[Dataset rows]
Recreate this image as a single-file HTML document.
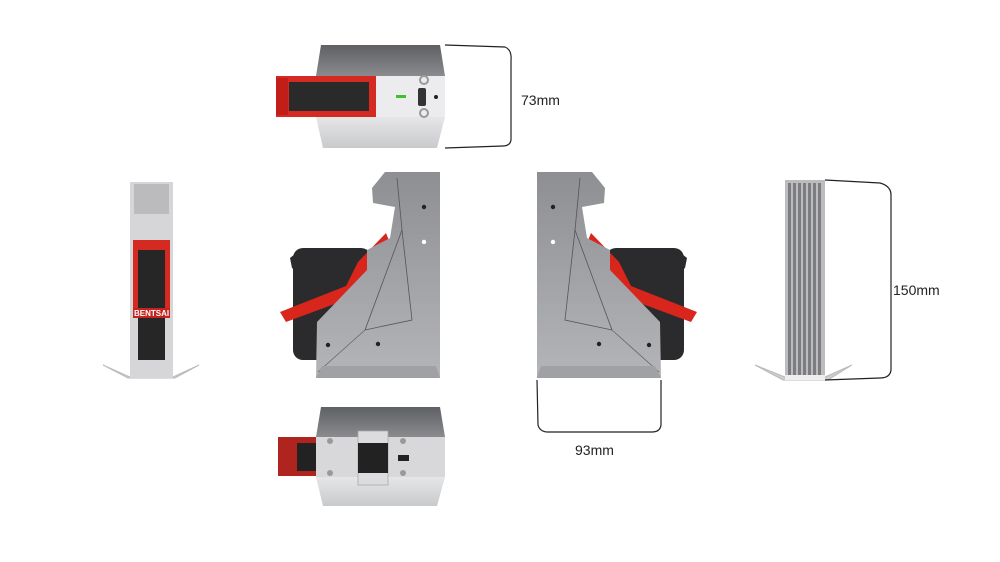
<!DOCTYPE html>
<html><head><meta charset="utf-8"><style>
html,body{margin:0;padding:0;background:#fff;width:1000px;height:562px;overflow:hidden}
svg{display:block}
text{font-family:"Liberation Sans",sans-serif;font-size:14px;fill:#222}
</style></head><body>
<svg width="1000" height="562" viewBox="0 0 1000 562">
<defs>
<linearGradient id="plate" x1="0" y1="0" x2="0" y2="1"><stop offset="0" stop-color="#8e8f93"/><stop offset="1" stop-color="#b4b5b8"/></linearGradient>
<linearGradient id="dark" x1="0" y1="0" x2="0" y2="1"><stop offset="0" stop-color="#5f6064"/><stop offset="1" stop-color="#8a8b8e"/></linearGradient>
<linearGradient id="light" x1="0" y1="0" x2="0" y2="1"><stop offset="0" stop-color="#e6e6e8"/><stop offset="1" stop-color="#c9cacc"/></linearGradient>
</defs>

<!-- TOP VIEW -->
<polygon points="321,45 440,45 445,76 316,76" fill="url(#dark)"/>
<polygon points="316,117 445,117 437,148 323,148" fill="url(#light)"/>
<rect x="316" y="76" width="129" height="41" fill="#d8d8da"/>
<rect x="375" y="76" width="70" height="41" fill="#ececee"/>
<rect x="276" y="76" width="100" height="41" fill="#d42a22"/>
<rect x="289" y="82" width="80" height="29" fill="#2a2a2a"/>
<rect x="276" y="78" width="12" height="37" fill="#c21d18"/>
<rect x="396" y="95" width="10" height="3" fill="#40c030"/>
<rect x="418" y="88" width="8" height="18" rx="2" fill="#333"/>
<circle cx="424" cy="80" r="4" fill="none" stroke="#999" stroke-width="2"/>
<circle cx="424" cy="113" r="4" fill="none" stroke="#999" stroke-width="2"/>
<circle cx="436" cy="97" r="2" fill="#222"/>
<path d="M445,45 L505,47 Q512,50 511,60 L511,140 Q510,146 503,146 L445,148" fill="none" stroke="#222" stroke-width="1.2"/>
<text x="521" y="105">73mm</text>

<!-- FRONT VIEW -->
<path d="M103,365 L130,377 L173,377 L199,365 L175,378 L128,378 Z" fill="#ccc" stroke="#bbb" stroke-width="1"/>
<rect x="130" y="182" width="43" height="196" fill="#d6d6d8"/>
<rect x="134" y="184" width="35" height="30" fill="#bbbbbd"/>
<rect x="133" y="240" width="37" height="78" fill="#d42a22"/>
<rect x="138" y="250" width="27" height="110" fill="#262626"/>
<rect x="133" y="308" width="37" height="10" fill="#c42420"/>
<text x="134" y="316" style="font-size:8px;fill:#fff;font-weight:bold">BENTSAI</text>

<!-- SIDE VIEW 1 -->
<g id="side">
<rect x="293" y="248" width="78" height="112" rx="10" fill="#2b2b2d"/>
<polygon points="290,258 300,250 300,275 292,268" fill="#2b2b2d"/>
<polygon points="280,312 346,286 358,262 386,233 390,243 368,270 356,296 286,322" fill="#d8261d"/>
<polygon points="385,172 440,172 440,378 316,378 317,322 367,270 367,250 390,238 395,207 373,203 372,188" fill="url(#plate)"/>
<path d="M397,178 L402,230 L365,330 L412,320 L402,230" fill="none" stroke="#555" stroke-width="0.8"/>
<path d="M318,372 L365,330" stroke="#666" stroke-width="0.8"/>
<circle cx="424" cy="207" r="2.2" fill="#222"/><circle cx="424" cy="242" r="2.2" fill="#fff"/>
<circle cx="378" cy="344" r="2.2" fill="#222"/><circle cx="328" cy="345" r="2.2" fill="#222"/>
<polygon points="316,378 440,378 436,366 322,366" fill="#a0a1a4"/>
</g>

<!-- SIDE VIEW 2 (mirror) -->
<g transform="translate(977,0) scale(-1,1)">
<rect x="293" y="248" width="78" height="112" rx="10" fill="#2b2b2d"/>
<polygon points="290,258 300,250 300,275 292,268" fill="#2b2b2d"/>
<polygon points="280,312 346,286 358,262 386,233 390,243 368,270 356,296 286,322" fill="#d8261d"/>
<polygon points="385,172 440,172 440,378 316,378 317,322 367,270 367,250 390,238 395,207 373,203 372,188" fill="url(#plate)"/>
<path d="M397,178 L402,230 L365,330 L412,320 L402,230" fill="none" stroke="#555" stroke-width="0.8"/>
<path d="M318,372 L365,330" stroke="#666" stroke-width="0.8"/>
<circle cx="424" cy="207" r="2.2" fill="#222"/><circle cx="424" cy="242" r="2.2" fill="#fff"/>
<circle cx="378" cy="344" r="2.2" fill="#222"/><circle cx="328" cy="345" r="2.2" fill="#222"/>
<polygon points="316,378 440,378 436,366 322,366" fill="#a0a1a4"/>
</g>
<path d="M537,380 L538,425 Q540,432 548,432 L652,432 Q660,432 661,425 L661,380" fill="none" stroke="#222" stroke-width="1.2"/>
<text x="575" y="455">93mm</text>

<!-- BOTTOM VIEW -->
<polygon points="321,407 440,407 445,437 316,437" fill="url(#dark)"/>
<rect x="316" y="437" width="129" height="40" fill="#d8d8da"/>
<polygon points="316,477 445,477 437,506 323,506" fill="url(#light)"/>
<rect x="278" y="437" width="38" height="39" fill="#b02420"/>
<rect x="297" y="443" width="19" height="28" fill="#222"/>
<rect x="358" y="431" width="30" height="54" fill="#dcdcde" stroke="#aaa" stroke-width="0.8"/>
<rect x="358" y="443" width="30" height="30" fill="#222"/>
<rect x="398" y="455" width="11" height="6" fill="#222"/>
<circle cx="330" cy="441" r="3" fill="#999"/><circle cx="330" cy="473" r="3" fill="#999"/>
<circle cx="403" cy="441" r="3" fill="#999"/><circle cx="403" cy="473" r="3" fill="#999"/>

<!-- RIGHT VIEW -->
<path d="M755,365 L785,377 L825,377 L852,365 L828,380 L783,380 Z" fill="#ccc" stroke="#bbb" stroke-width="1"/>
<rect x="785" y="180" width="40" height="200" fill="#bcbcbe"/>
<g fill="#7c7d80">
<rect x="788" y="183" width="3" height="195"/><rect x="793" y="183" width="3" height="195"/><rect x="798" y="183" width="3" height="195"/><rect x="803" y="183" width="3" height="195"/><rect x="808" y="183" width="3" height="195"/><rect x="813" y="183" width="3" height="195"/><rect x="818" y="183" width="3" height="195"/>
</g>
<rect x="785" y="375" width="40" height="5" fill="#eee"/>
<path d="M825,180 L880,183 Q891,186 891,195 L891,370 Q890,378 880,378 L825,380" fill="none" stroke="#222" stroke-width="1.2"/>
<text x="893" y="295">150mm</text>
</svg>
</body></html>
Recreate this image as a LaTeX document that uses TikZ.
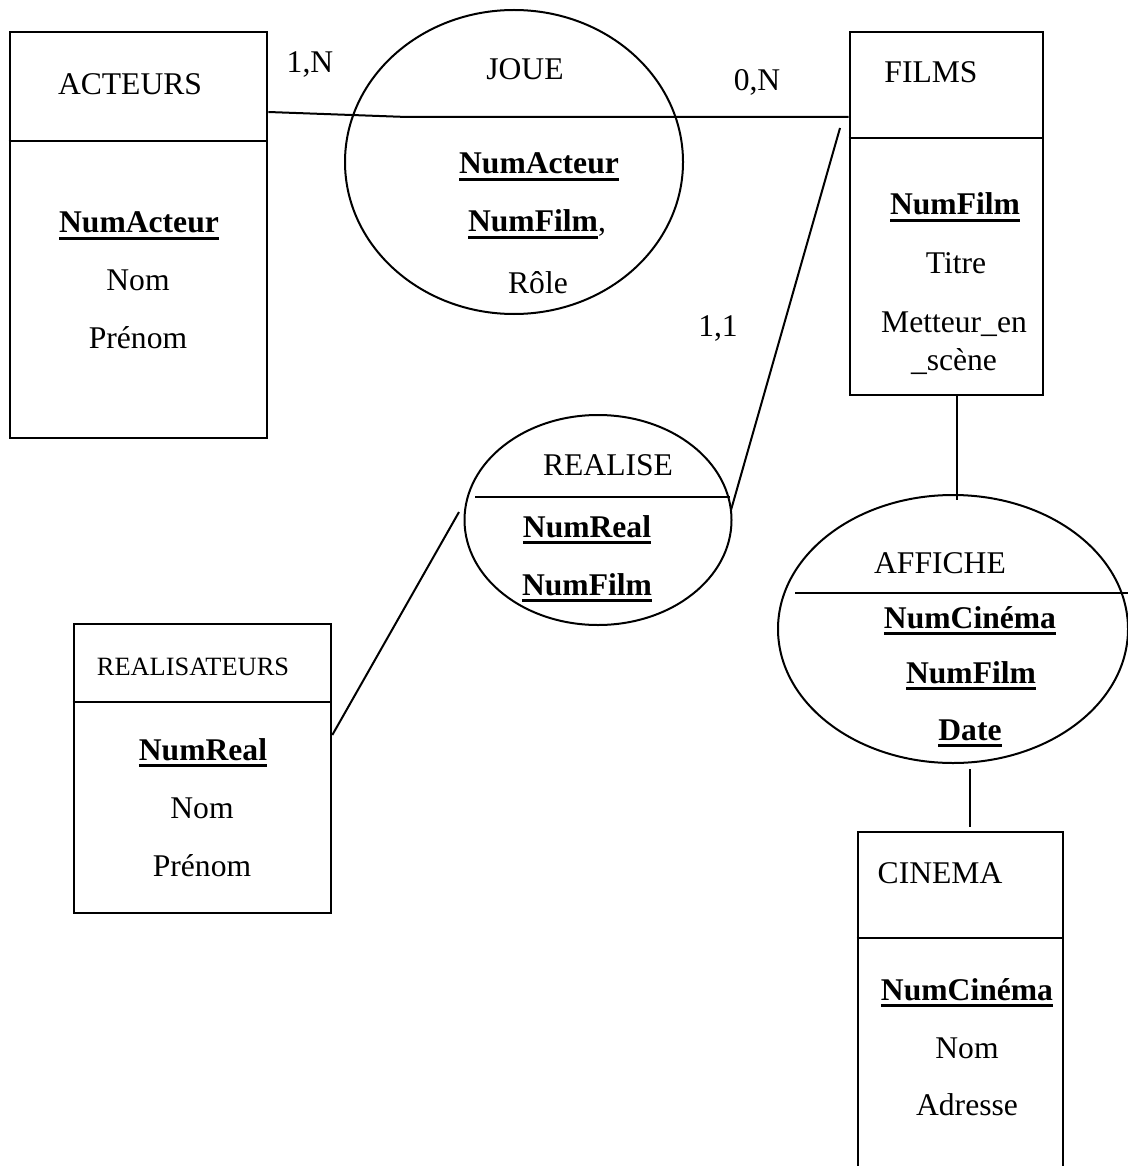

◆ STATED TASK ◆
Your task is to set down the records shown above exactly, minus any pictures.

◆ FINAL ANSWER ◆
Recreate this image as a single-file HTML document.
<!DOCTYPE html>
<html><head><meta charset="utf-8"><style>
html,body{margin:0;padding:0;background:#fff;width:1000px;height:562px;overflow:hidden}
svg{display:block}
text{font-family:"Liberation Sans",sans-serif;font-size:14px;fill:#222}
</style></head><body>
<svg width="1000" height="562" viewBox="0 0 1000 562">
<defs>
<linearGradient id="plate" x1="0" y1="0" x2="0" y2="1"><stop offset="0" stop-color="#8e8f93"/><stop offset="1" stop-color="#b4b5b8"/></linearGradient>
<linearGradient id="dark" x1="0" y1="0" x2="0" y2="1"><stop offset="0" stop-color="#5f6064"/><stop offset="1" stop-color="#8a8b8e"/></linearGradient>
<linearGradient id="light" x1="0" y1="0" x2="0" y2="1"><stop offset="0" stop-color="#e6e6e8"/><stop offset="1" stop-color="#c9cacc"/></linearGradient>
</defs>

<!-- TOP VIEW -->
<polygon points="321,45 440,45 445,76 316,76" fill="url(#dark)"/>
<polygon points="316,117 445,117 437,148 323,148" fill="url(#light)"/>
<rect x="316" y="76" width="129" height="41" fill="#d8d8da"/>
<rect x="375" y="76" width="70" height="41" fill="#ececee"/>
<rect x="276" y="76" width="100" height="41" fill="#d42a22"/>
<rect x="289" y="82" width="80" height="29" fill="#2a2a2a"/>
<rect x="276" y="78" width="12" height="37" fill="#c21d18"/>
<rect x="396" y="95" width="10" height="3" fill="#40c030"/>
<rect x="418" y="88" width="8" height="18" rx="2" fill="#333"/>
<circle cx="424" cy="80" r="4" fill="none" stroke="#999" stroke-width="2"/>
<circle cx="424" cy="113" r="4" fill="none" stroke="#999" stroke-width="2"/>
<circle cx="436" cy="97" r="2" fill="#222"/>
<path d="M445,45 L505,47 Q512,50 511,60 L511,140 Q510,146 503,146 L445,148" fill="none" stroke="#222" stroke-width="1.2"/>
<text x="521" y="105">73mm</text>

<!-- FRONT VIEW -->
<path d="M103,365 L130,377 L173,377 L199,365 L175,378 L128,378 Z" fill="#ccc" stroke="#bbb" stroke-width="1"/>
<rect x="130" y="182" width="43" height="196" fill="#d6d6d8"/>
<rect x="134" y="184" width="35" height="30" fill="#bbbbbd"/>
<rect x="133" y="240" width="37" height="78" fill="#d42a22"/>
<rect x="138" y="250" width="27" height="110" fill="#262626"/>
<rect x="133" y="308" width="37" height="10" fill="#c42420"/>
<text x="134" y="316" style="font-size:8px;fill:#fff;font-weight:bold">BENTSAI</text>

<!-- SIDE VIEW 1 -->
<g id="side">
<rect x="293" y="248" width="78" height="112" rx="10" fill="#2b2b2d"/>
<polygon points="290,258 300,250 300,275 292,268" fill="#2b2b2d"/>
<polygon points="280,312 346,286 358,262 386,233 390,243 368,270 356,296 286,322" fill="#d8261d"/>
<polygon points="385,172 440,172 440,378 316,378 317,322 367,270 367,250 390,238 395,207 373,203 372,188" fill="url(#plate)"/>
<path d="M397,178 L402,230 L365,330 L412,320 L402,230" fill="none" stroke="#555" stroke-width="0.8"/>
<path d="M318,372 L365,330" stroke="#666" stroke-width="0.8"/>
<circle cx="424" cy="207" r="2.2" fill="#222"/><circle cx="424" cy="242" r="2.2" fill="#fff"/>
<circle cx="378" cy="344" r="2.2" fill="#222"/><circle cx="328" cy="345" r="2.2" fill="#222"/>
<polygon points="316,378 440,378 436,366 322,366" fill="#a0a1a4"/>
</g>

<!-- SIDE VIEW 2 (mirror) -->
<g transform="translate(977,0) scale(-1,1)">
<rect x="293" y="248" width="78" height="112" rx="10" fill="#2b2b2d"/>
<polygon points="290,258 300,250 300,275 292,268" fill="#2b2b2d"/>
<polygon points="280,312 346,286 358,262 386,233 390,243 368,270 356,296 286,322" fill="#d8261d"/>
<polygon points="385,172 440,172 440,378 316,378 317,322 367,270 367,250 390,238 395,207 373,203 372,188" fill="url(#plate)"/>
<path d="M397,178 L402,230 L365,330 L412,320 L402,230" fill="none" stroke="#555" stroke-width="0.8"/>
<path d="M318,372 L365,330" stroke="#666" stroke-width="0.8"/>
<circle cx="424" cy="207" r="2.2" fill="#222"/><circle cx="424" cy="242" r="2.2" fill="#fff"/>
<circle cx="378" cy="344" r="2.2" fill="#222"/><circle cx="328" cy="345" r="2.2" fill="#222"/>
<polygon points="316,378 440,378 436,366 322,366" fill="#a0a1a4"/>
</g>
<path d="M537,380 L538,425 Q540,432 548,432 L652,432 Q660,432 661,425 L661,380" fill="none" stroke="#222" stroke-width="1.2"/>
<text x="575" y="455">93mm</text>

<!-- BOTTOM VIEW -->
<polygon points="321,407 440,407 445,437 316,437" fill="url(#dark)"/>
<rect x="316" y="437" width="129" height="40" fill="#d8d8da"/>
<polygon points="316,477 445,477 437,506 323,506" fill="url(#light)"/>
<rect x="278" y="437" width="38" height="39" fill="#b02420"/>
<rect x="297" y="443" width="19" height="28" fill="#222"/>
<rect x="358" y="431" width="30" height="54" fill="#dcdcde" stroke="#aaa" stroke-width="0.8"/>
<rect x="358" y="443" width="30" height="30" fill="#222"/>
<rect x="398" y="455" width="11" height="6" fill="#222"/>
<circle cx="330" cy="441" r="3" fill="#999"/><circle cx="330" cy="473" r="3" fill="#999"/>
<circle cx="403" cy="441" r="3" fill="#999"/><circle cx="403" cy="473" r="3" fill="#999"/>

<!-- RIGHT VIEW -->
<path d="M755,365 L785,377 L825,377 L852,365 L828,380 L783,380 Z" fill="#ccc" stroke="#bbb" stroke-width="1"/>
<rect x="785" y="180" width="40" height="200" fill="#bcbcbe"/>
<g fill="#7c7d80">
<rect x="788" y="183" width="3" height="195"/><rect x="793" y="183" width="3" height="195"/><rect x="798" y="183" width="3" height="195"/><rect x="803" y="183" width="3" height="195"/><rect x="808" y="183" width="3" height="195"/><rect x="813" y="183" width="3" height="195"/><rect x="818" y="183" width="3" height="195"/>
</g>
<rect x="785" y="375" width="40" height="5" fill="#eee"/>
<path d="M825,180 L880,183 Q891,186 891,195 L891,370 Q890,378 880,378 L825,380" fill="none" stroke="#222" stroke-width="1.2"/>
<text x="893" y="295">150mm</text>
</svg>
</body></html>
Recreate this image as a LaTeX document that uses TikZ.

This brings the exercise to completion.